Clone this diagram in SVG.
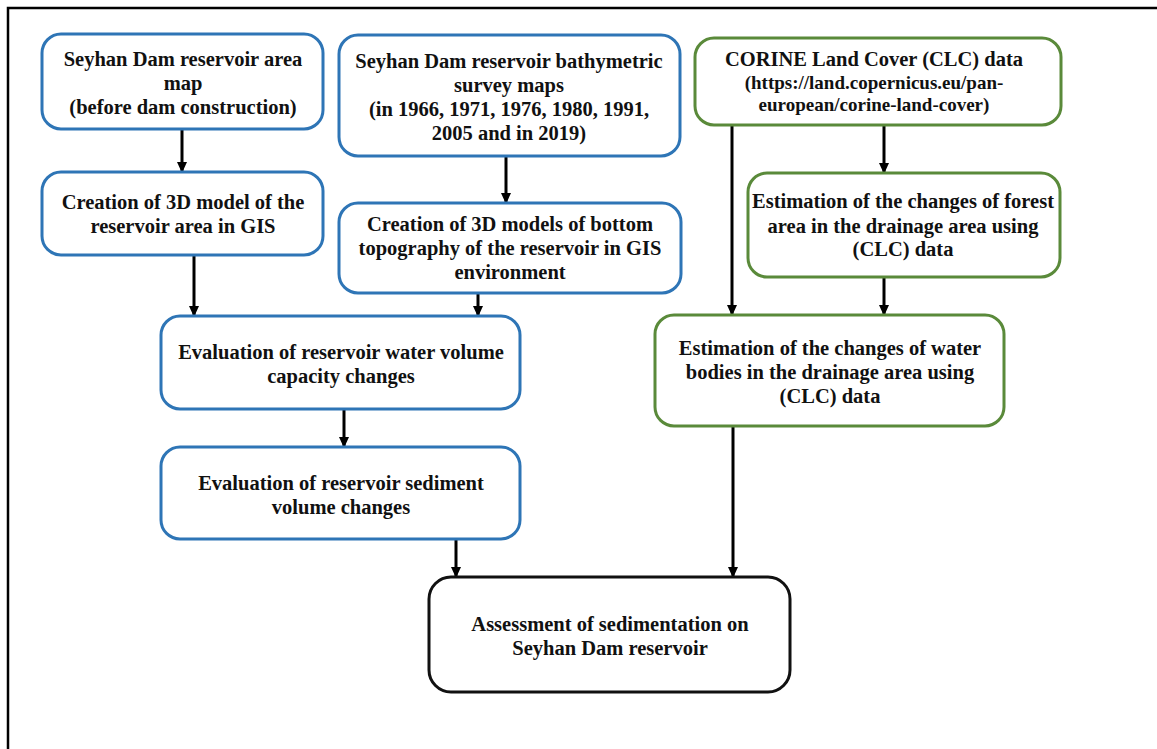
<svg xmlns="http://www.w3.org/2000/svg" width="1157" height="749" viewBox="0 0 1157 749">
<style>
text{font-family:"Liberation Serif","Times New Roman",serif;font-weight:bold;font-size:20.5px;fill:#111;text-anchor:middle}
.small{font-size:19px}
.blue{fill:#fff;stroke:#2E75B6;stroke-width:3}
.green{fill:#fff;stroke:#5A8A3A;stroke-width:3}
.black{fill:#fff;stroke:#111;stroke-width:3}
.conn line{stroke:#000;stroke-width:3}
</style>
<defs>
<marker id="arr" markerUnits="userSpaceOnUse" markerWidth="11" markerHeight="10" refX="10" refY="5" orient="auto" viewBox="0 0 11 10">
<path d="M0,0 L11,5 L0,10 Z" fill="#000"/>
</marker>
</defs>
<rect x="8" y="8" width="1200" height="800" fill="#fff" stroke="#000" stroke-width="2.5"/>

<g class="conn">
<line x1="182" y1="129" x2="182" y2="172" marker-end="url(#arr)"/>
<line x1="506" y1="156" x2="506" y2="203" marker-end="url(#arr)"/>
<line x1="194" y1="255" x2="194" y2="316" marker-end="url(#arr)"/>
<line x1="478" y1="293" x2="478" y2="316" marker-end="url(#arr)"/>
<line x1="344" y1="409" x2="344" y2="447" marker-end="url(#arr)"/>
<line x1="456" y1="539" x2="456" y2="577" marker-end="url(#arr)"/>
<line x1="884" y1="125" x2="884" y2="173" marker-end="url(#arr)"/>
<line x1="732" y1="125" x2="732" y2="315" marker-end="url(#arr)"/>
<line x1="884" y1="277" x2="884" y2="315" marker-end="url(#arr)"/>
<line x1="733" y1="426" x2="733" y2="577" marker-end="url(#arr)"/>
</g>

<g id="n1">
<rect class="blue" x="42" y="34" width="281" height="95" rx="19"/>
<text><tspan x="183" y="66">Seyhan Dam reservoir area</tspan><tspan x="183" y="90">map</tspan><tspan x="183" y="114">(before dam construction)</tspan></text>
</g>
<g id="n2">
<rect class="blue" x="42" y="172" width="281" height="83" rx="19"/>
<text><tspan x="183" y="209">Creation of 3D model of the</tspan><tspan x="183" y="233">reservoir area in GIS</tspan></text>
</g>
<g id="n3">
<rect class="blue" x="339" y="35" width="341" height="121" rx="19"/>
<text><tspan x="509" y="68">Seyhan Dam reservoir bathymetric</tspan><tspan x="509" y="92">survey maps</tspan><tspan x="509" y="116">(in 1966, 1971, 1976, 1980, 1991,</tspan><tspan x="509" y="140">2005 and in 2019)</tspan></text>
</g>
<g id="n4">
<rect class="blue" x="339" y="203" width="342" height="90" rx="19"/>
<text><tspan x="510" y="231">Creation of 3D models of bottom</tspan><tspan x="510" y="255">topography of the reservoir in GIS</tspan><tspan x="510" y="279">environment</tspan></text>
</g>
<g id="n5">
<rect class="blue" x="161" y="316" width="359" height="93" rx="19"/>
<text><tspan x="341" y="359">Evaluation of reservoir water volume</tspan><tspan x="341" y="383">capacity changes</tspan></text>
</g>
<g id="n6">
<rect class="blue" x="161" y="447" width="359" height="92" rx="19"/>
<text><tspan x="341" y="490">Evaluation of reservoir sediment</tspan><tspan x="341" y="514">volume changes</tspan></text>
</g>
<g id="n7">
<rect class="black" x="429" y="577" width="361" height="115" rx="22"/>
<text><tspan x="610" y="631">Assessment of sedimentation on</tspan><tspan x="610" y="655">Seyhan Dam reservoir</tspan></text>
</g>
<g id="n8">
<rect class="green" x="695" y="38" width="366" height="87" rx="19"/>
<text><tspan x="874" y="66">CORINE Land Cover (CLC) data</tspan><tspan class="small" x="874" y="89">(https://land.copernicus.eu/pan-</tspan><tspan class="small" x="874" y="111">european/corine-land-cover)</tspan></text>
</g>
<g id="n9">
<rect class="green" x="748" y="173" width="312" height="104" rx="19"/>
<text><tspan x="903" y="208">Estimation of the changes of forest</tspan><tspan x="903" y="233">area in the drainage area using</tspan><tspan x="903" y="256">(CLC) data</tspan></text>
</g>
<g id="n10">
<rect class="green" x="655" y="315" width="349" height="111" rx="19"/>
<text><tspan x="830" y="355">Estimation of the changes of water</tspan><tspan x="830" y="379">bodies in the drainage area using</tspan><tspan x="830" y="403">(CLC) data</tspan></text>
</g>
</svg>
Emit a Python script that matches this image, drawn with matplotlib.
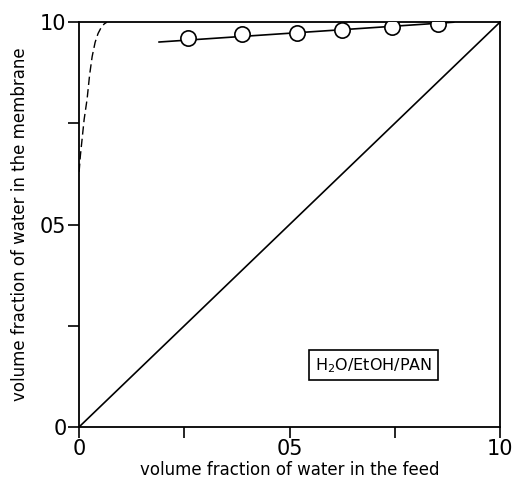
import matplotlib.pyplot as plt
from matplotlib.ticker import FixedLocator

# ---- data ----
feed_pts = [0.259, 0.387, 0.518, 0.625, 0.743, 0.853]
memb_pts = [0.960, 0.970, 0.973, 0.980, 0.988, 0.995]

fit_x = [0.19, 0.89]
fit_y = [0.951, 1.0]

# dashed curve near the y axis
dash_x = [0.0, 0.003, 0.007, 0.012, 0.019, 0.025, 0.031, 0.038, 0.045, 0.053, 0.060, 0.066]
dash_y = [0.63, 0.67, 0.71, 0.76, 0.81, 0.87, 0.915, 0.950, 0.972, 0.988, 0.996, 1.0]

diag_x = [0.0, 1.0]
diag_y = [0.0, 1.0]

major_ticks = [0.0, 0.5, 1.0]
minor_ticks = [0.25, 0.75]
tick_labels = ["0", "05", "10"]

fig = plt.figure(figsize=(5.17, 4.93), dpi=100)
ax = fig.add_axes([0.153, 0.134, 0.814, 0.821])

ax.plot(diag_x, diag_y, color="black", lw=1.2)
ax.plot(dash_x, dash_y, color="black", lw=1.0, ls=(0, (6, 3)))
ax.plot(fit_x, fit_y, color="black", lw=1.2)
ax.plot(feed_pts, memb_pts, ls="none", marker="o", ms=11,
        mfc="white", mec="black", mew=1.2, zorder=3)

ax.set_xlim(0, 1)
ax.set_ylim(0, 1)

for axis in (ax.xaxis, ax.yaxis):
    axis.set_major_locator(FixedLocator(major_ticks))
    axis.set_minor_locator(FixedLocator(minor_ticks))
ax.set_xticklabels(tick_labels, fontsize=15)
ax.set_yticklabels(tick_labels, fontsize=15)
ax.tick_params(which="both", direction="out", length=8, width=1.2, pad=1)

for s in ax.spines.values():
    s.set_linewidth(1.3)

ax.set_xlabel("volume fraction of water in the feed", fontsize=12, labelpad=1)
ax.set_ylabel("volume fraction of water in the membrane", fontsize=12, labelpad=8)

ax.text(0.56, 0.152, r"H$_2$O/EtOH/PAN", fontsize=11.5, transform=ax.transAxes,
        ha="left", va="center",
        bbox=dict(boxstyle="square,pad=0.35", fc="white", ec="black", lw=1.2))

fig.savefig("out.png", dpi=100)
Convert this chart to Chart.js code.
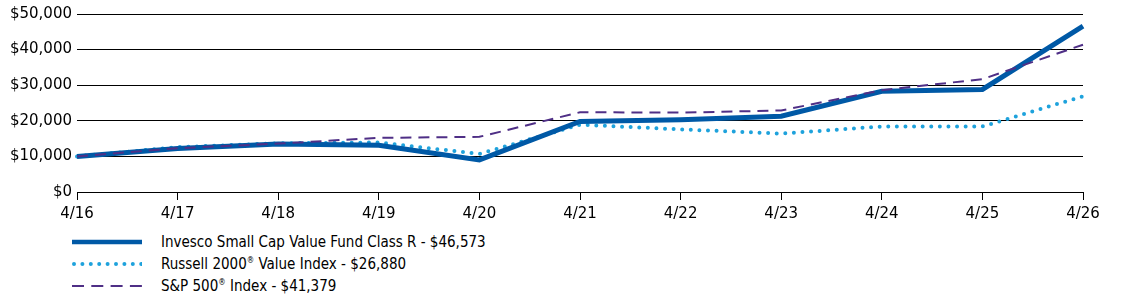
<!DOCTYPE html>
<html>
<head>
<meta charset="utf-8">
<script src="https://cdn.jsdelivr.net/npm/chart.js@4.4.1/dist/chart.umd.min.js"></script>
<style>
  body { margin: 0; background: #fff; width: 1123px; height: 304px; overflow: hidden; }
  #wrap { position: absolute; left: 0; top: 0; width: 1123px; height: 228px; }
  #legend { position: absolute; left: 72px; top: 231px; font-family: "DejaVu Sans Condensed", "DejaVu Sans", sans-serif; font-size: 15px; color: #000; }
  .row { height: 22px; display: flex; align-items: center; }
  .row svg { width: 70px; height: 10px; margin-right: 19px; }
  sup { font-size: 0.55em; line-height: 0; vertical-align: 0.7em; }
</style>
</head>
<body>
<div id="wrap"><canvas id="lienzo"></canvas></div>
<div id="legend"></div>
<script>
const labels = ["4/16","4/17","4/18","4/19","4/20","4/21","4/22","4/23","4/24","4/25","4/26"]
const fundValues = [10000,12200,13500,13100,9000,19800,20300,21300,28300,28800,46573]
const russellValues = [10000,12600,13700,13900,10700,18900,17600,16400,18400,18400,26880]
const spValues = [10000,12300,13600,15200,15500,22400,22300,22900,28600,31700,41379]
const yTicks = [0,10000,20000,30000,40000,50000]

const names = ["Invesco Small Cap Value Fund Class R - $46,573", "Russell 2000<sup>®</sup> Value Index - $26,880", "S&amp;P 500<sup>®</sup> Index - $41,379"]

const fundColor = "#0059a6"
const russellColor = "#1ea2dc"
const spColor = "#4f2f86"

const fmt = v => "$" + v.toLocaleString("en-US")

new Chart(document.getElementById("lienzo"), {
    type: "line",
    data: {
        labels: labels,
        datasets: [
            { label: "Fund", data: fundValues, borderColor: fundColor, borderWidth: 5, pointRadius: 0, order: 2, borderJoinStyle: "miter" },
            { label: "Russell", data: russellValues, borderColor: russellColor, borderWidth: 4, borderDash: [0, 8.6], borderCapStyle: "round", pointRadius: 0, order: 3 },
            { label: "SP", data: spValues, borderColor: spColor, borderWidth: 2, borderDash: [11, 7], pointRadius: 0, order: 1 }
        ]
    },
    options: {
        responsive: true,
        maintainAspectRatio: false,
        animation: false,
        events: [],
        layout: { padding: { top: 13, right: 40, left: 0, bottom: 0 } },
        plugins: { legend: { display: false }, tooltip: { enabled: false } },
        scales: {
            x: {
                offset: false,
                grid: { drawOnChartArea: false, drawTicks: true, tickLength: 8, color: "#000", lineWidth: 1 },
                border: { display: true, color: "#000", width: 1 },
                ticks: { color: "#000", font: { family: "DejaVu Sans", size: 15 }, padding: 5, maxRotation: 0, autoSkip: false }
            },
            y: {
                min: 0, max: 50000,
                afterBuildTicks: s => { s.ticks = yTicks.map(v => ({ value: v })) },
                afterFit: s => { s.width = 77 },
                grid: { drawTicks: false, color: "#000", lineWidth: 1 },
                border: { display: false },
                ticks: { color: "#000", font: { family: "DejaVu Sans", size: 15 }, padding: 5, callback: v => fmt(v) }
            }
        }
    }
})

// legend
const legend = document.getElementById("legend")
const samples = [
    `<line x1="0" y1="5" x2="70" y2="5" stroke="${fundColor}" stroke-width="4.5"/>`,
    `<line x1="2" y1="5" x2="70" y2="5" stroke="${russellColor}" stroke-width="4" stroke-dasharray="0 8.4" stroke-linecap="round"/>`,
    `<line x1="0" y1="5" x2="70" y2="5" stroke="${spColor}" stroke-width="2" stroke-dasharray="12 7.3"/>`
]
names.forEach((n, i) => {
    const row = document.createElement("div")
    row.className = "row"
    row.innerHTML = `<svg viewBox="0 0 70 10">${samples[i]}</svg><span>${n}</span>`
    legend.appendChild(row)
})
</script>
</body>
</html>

**Work required**
Repeat exactly, and only, the lines between the line holding "Emit a Python" and the line holding "fit_y = [0.951, 1.0]", inclusive, leaving pictures out.

**Task response**
Emit a Python script that matches this image, drawn with matplotlib.
import matplotlib.pyplot as plt
from matplotlib.ticker import FixedLocator

# ---- data ----
feed_pts = [0.259, 0.387, 0.518, 0.625, 0.743, 0.853]
memb_pts = [0.960, 0.970, 0.973, 0.980, 0.988, 0.995]

fit_x = [0.19, 0.89]
fit_y = [0.951, 1.0]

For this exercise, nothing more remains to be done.